### Request
Return the listing below verbatim. Pictures do not belong in the copy.

-- begin Given material --

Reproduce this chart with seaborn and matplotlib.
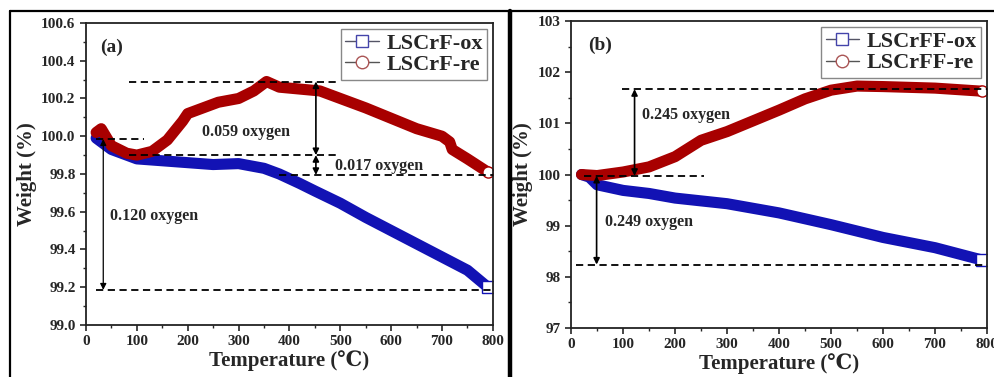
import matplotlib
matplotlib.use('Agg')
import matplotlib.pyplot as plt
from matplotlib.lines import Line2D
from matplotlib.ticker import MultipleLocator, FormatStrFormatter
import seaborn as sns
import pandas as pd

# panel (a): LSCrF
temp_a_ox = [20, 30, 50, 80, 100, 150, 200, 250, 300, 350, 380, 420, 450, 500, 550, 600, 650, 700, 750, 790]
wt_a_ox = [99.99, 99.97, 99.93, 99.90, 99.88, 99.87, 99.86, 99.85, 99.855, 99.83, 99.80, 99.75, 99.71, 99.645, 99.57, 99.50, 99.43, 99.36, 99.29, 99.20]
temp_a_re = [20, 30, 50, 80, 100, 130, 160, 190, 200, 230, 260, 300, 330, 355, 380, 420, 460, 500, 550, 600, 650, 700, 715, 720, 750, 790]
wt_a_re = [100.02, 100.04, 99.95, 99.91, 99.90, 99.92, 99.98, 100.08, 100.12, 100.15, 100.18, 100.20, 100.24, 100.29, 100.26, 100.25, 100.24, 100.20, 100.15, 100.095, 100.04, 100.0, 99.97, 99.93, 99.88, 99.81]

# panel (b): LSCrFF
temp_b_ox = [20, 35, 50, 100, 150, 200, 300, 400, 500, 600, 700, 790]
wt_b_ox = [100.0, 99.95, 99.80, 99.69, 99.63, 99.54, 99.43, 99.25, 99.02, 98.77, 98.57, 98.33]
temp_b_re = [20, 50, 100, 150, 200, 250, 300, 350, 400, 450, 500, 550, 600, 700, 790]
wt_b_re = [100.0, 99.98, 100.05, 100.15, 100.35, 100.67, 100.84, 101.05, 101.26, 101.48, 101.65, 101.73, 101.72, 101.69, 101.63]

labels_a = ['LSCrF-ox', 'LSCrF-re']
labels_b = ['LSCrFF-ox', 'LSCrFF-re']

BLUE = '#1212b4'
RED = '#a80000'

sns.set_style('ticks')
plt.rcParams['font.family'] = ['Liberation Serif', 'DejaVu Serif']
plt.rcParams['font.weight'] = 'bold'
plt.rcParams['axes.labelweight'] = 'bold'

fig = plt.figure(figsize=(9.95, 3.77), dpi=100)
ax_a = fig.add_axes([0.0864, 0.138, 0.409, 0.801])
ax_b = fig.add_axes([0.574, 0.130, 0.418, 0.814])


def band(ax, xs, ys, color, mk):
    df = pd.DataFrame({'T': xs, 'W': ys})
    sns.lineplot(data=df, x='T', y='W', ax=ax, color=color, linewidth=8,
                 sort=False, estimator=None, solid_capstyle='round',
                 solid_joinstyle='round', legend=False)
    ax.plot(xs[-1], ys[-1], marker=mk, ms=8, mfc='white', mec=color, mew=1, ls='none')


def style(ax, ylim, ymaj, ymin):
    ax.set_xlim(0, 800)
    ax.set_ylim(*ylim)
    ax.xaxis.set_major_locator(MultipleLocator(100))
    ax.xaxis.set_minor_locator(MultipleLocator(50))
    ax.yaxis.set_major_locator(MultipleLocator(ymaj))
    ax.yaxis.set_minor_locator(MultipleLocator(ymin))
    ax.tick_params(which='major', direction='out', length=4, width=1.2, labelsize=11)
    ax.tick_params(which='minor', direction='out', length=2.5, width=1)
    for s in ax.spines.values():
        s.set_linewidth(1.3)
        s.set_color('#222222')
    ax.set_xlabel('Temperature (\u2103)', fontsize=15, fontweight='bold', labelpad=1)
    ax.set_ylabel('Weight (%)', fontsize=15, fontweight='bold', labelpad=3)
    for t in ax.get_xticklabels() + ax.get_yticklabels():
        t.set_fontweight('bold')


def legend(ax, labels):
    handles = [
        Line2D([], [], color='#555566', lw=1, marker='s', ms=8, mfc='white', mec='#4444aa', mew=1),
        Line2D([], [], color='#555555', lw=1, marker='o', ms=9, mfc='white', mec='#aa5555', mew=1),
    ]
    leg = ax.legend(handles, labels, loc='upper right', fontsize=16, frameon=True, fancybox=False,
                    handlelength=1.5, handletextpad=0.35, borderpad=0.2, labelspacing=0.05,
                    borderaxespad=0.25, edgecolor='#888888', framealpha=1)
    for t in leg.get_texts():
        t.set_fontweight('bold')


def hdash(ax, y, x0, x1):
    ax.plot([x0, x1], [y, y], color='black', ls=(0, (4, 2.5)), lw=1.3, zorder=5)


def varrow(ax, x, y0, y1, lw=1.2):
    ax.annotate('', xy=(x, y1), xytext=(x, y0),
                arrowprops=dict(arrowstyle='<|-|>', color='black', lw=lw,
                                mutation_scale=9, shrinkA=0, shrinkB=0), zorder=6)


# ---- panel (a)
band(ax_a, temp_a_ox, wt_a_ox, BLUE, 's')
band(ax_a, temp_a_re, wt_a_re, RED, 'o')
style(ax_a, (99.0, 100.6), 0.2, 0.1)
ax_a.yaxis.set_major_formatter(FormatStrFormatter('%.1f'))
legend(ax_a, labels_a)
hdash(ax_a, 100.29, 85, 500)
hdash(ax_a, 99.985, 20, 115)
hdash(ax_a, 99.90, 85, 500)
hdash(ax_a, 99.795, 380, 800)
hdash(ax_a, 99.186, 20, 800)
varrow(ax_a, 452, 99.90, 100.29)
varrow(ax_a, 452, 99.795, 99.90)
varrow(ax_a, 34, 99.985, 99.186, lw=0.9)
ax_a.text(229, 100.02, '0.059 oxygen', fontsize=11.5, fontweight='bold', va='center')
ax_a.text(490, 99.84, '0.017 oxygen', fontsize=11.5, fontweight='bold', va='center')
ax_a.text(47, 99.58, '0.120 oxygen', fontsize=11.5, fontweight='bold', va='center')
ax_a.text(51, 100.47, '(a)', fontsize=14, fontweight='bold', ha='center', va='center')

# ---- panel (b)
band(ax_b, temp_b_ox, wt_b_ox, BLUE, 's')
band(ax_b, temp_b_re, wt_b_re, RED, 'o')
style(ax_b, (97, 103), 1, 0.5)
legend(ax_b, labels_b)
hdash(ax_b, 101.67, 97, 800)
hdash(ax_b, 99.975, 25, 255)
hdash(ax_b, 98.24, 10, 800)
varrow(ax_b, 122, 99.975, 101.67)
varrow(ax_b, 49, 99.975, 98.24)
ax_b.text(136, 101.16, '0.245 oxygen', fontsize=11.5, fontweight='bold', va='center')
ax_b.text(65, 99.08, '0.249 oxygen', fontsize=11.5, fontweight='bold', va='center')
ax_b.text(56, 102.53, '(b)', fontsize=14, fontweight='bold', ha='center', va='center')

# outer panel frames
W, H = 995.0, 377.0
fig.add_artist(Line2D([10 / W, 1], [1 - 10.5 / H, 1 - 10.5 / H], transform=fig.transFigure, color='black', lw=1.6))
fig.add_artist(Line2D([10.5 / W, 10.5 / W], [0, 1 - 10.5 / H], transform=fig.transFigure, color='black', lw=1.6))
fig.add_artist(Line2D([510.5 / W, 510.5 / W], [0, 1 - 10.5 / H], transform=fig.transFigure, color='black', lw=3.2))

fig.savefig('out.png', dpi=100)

-- end Given material --

### Written answer
Reproduce this chart with seaborn and matplotlib.
import matplotlib
matplotlib.use('Agg')
import matplotlib.pyplot as plt
from matplotlib.lines import Line2D
from matplotlib.ticker import MultipleLocator, FormatStrFormatter
import seaborn as sns
import pandas as pd

# panel (a): LSCrF
temp_a_ox = [20, 30, 50, 80, 100, 150, 200, 250, 300, 350, 380, 420, 450, 500, 550, 600, 650, 700, 750, 790]
wt_a_ox = [99.99, 99.97, 99.93, 99.90, 99.88, 99.87, 99.86, 99.85, 99.855, 99.83, 99.80, 99.75, 99.71, 99.645, 99.57, 99.50, 99.43, 99.36, 99.29, 99.20]
temp_a_re = [20, 30, 50, 80, 100, 130, 160, 190, 200, 230, 260, 300, 330, 355, 380, 420, 460, 500, 550, 600, 650, 700, 715, 720, 750, 790]
wt_a_re = [100.02, 100.04, 99.95, 99.91, 99.90, 99.92, 99.98, 100.08, 100.12, 100.15, 100.18, 100.20, 100.24, 100.29, 100.26, 100.25, 100.24, 100.20, 100.15, 100.095, 100.04, 100.0, 99.97, 99.93, 99.88, 99.81]

# panel (b): LSCrFF
temp_b_ox = [20, 35, 50, 100, 150, 200, 300, 400, 500, 600, 700, 790]
wt_b_ox = [100.0, 99.95, 99.80, 99.69, 99.63, 99.54, 99.43, 99.25, 99.02, 98.77, 98.57, 98.33]
temp_b_re = [20, 50, 100, 150, 200, 250, 300, 350, 400, 450, 500, 550, 600, 700, 790]
wt_b_re = [100.0, 99.98, 100.05, 100.15, 100.35, 100.67, 100.84, 101.05, 101.26, 101.48, 101.65, 101.73, 101.72, 101.69, 101.63]

labels_a = ['LSCrF-ox', 'LSCrF-re']
labels_b = ['LSCrFF-ox', 'LSCrFF-re']

BLUE = '#1212b4'
RED = '#a80000'

sns.set_style('ticks')
plt.rcParams['font.family'] = ['Liberation Serif', 'DejaVu Serif']
plt.rcParams['font.weight'] = 'bold'
plt.rcParams['axes.labelweight'] = 'bold'

fig = plt.figure(figsize=(9.95, 3.77), dpi=100)
ax_a = fig.add_axes([0.0864, 0.138, 0.409, 0.801])
ax_b = fig.add_axes([0.574, 0.130, 0.418, 0.814])


def band(ax, xs, ys, color, mk):
    df = pd.DataFrame({'T': xs, 'W': ys})
    sns.lineplot(data=df, x='T', y='W', ax=ax, color=color, linewidth=8,
                 sort=False, estimator=None, solid_capstyle='round',
                 solid_joinstyle='round', legend=False)
    ax.plot(xs[-1], ys[-1], marker=mk, ms=8, mfc='white', mec=color, mew=1, ls='none')


def style(ax, ylim, ymaj, ymin):
    ax.set_xlim(0, 800)
    ax.set_ylim(*ylim)
    ax.xaxis.set_major_locator(MultipleLocator(100))
    ax.xaxis.set_minor_locator(MultipleLocator(50))
    ax.yaxis.set_major_locator(MultipleLocator(ymaj))
    ax.yaxis.set_minor_locator(MultipleLocator(ymin))
    ax.tick_params(which='major', direction='out', length=4, width=1.2, labelsize=11)
    ax.tick_params(which='minor', direction='out', length=2.5, width=1)
    for s in ax.spines.values():
        s.set_linewidth(1.3)
        s.set_color('#222222')
    ax.set_xlabel('Temperature (\u2103)', fontsize=15, fontweight='bold', labelpad=1)
    ax.set_ylabel('Weight (%)', fontsize=15, fontweight='bold', labelpad=3)
    for t in ax.get_xticklabels() + ax.get_yticklabels():
        t.set_fontweight('bold')


def legend(ax, labels):
    handles = [
        Line2D([], [], color='#555566', lw=1, marker='s', ms=8, mfc='white', mec='#4444aa', mew=1),
        Line2D([], [], color='#555555', lw=1, marker='o', ms=9, mfc='white', mec='#aa5555', mew=1),
    ]
    leg = ax.legend(handles, labels, loc='upper right', fontsize=16, frameon=True, fancybox=False,
                    handlelength=1.5, handletextpad=0.35, borderpad=0.2, labelspacing=0.05,
                    borderaxespad=0.25, edgecolor='#888888', framealpha=1)
    for t in leg.get_texts():
        t.set_fontweight('bold')


def hdash(ax, y, x0, x1):
    ax.plot([x0, x1], [y, y], color='black', ls=(0, (4, 2.5)), lw=1.3, zorder=5)


def varrow(ax, x, y0, y1, lw=1.2):
    ax.annotate('', xy=(x, y1), xytext=(x, y0),
                arrowprops=dict(arrowstyle='<|-|>', color='black', lw=lw,
                                mutation_scale=9, shrinkA=0, shrinkB=0), zorder=6)


# ---- panel (a)
band(ax_a, temp_a_ox, wt_a_ox, BLUE, 's')
band(ax_a, temp_a_re, wt_a_re, RED, 'o')
style(ax_a, (99.0, 100.6), 0.2, 0.1)
ax_a.yaxis.set_major_formatter(FormatStrFormatter('%.1f'))
legend(ax_a, labels_a)
hdash(ax_a, 100.29, 85, 500)
hdash(ax_a, 99.985, 20, 115)
hdash(ax_a, 99.90, 85, 500)
hdash(ax_a, 99.795, 380, 800)
hdash(ax_a, 99.186, 20, 800)
varrow(ax_a, 452, 99.90, 100.29)
varrow(ax_a, 452, 99.795, 99.90)
varrow(ax_a, 34, 99.985, 99.186, lw=0.9)
ax_a.text(229, 100.02, '0.059 oxygen', fontsize=11.5, fontweight='bold', va='center')
ax_a.text(490, 99.84, '0.017 oxygen', fontsize=11.5, fontweight='bold', va='center')
ax_a.text(47, 99.58, '0.120 oxygen', fontsize=11.5, fontweight='bold', va='center')
ax_a.text(51, 100.47, '(a)', fontsize=14, fontweight='bold', ha='center', va='center')

# ---- panel (b)
band(ax_b, temp_b_ox, wt_b_ox, BLUE, 's')
band(ax_b, temp_b_re, wt_b_re, RED, 'o')
style(ax_b, (97, 103), 1, 0.5)
legend(ax_b, labels_b)
hdash(ax_b, 101.67, 97, 800)
hdash(ax_b, 99.975, 25, 255)
hdash(ax_b, 98.24, 10, 800)
varrow(ax_b, 122, 99.975, 101.67)
varrow(ax_b, 49, 99.975, 98.24)
ax_b.text(136, 101.16, '0.245 oxygen', fontsize=11.5, fontweight='bold', va='center')
ax_b.text(65, 99.08, '0.249 oxygen', fontsize=11.5, fontweight='bold', va='center')
ax_b.text(56, 102.53, '(b)', fontsize=14, fontweight='bold', ha='center', va='center')

# outer panel frames
W, H = 995.0, 377.0
fig.add_artist(Line2D([10 / W, 1], [1 - 10.5 / H, 1 - 10.5 / H], transform=fig.transFigure, color='black', lw=1.6))
fig.add_artist(Line2D([10.5 / W, 10.5 / W], [0, 1 - 10.5 / H], transform=fig.transFigure, color='black', lw=1.6))
fig.add_artist(Line2D([510.5 / W, 510.5 / W], [0, 1 - 10.5 / H], transform=fig.transFigure, color='black', lw=3.2))

fig.savefig('out.png', dpi=100)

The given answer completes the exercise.